Yup, can opener. They have different designs, and in and around europe/asia you will find some strange things. when I was in Russia I asked my wife for a can opener one time and she handed me something that looked like a medieval torture device. I consider myself good with tools, but standing there with that thing in one hand and a can in the other, I felt like I had a better chance had she gave me a soup spoon.
 
The 'safety can opener" customarily seen on "scout" pattern knives in the U.S. was a post WW II phenomenon.
 
It is a can opener. To use it puncture the can with the point and rock the blade around the circumference of the can.

Before I posted this question I stood with a can and that tool in my hands and envisioned that, but the lower jaw has a tip that folds in at 90 degrees making it impractical (though not impossible, I suppose) to use like the ones we usually see on standard SAKs and their common knock offs. Maybe the folded tip goes on top of the can, inside the rim, the knife being held on a horizontal plane, and you cut off the lid by going around the outside of the can instead of down through the lid ...
 
Put the tip of the blade inside the rim of the can with the top tab facing the outside. Push down; the tip should puncture the lid and the tab should catch on the rim preventing it from going too deep. Next, rock the knife backwards, pivoting on the bent tab/rim. The inside top edge of the blade should shear the lid. Ideally you do not pivot to the point where the blade comes completely out from below the lid. You then pivot the blade in the other direction and move it (balanced on the tab/rim pivot) into the recently sheared area. Continue this "rocking" motion and the blade should shear all the way around the lid.

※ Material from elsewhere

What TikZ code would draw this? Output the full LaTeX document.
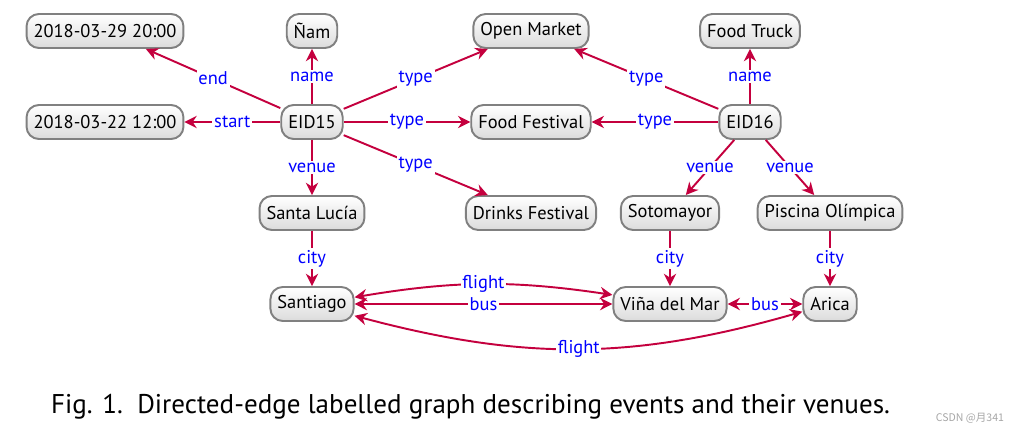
\documentclass[tikz,border=0pt]{standalone}
\usepackage{fontspec}
\setmainfont{PT Sans}
\newfontfamily\cjk{Noto Sans CJK SC}
\usetikzlibrary{positioning,arrows.meta}
\definecolor{edgered}{RGB}{196,0,62}
\definecolor{boxgray}{RGB}{128,128,128}
\tikzset{
  ent/.style={draw=boxgray, line width=1.1pt, rounded corners=7pt, top color=white, bottom color=gray!28, minimum height=0.68cm, inner xsep=0.14cm, font=\fontsize{10.5}{12}\selectfont},
  rel/.style={draw=edgered, line width=1.1pt, -{Stealth[length=7pt,width=7pt]}},
  relb/.style={rel, {Stealth[length=7pt,width=7pt]}-{Stealth[length=7pt,width=7pt]}},
  lab/.style={fill=white, inner sep=1pt, text=blue, font=\fontsize{10.5}{12}\selectfont}
}

\begin{document}
\begin{tikzpicture}[node distance=1.82cm, on grid]
  \useasboundingbox (0,0) rectangle (20.34,8.68);
  \node[ent] (eid15) at (6.24,6.24) {EID15};
  \node[ent] (start) at (2.1,6.24) {2018-03-22 12:00};
  \node[ent] (fest) at (10.62,6.24) {Food Festival};
  \node[ent] (eid16) at (15.0,6.24) {EID16};
  \node[ent, above=of start] (end) {2018-03-29 20:00};
  \node[ent, above=of eid15] (nam) {Ñam};
  \node[ent, above=of fest] (market) {Open Market};
  \node[ent, above=of eid16] (truck) {Food Truck};
  \node[ent, below=of eid15] (santa) {Santa Lucía};
  \node[ent, below=of fest] (drinks) {Drinks Festival};
  \node[ent] (soto) at (13.4,4.42) {Sotomayor};
  \node[ent] (pisc) at (16.6,4.42) {Piscina Olímpica};
  \node[ent, below=of santa] (stgo) {Santiago};
  \node[ent, below=of soto] (vina) {Viña del Mar};
  \node[ent, below=of pisc] (arica) {Arica};

  \draw[rel] (eid15) -- node[lab] {end} (end);
  \draw[rel] (eid15) -- node[lab] {start} (start);
  \draw[rel] (eid15) -- node[lab] {name} (nam);
  \draw[rel] (eid15) -- node[lab] {type} (market);
  \draw[rel] (eid15) -- node[lab] {type} (fest);
  \draw[rel] (eid15) -- node[lab] {type} (drinks);
  \draw[rel] (eid15) -- node[lab] {venue} (santa);
  \draw[rel] (eid16) -- node[lab] {type} (market);
  \draw[rel] (eid16) -- node[lab] {type} (fest);
  \draw[rel] (eid16) -- node[lab] {name} (truck);
  \draw[rel] (eid16) -- node[lab] {venue} (soto);
  \draw[rel] (eid16) -- node[lab] {venue} (pisc);
  \draw[rel] (santa) -- node[lab] {city} (stgo);
  \draw[rel] (soto) -- node[lab] {city} (vina);
  \draw[rel] (pisc) -- node[lab] {city} (arica);
  \draw[relb] (stgo) -- node[lab] {bus} (vina);
  \draw[relb] (stgo) to[bend left=9] node[lab] {flight} (vina);
  \draw[relb] (vina) -- node[lab] {bus} (arica);
  \draw[relb] (stgo) to[bend right=15.5] node[lab] {flight} (arica);

  \node[font=\fontsize{15.4}{18}\selectfont] (cap) at (9.41,0.54) {Fig. 1.\ \ Directed-edge labelled graph describing events and their venues.};
  \node[font=\cjk\fontsize{6}{7}\selectfont, text=gray!70] (mark) at (19.4,0.32) {CSDN @月341};
\end{tikzpicture}
\end{document}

You'll often find really old tin cans with only part of the lid cut free. I've been convinced that this is due to the individual not wanting to bother with the time and effort required to completely sever the lid from the can.
 
It works. That is why it was put on millions of knives and, with a fixed handle, more millions of home can openers.
 
That lower jaw tip, which I assume eisman means by the "top tab", just really threw me off. I'm so used to my other Victorinox SAKs and a Gerber multi-tool offering an opener that doesn't have that. Feeling like a bit of a dunce over here ...
 
Maybe, your still confused? By "top tab", he means the L-shaped right angle bent thingy and not the lower pointy jaw part.
 
Yes, I think I've got it. The "top tab" ... meaning the bent part that goes under the exterior rim of the TOP of the can.
 
This style of opener are very easy to manufacture


But have you ever looked at the SAK Can opener?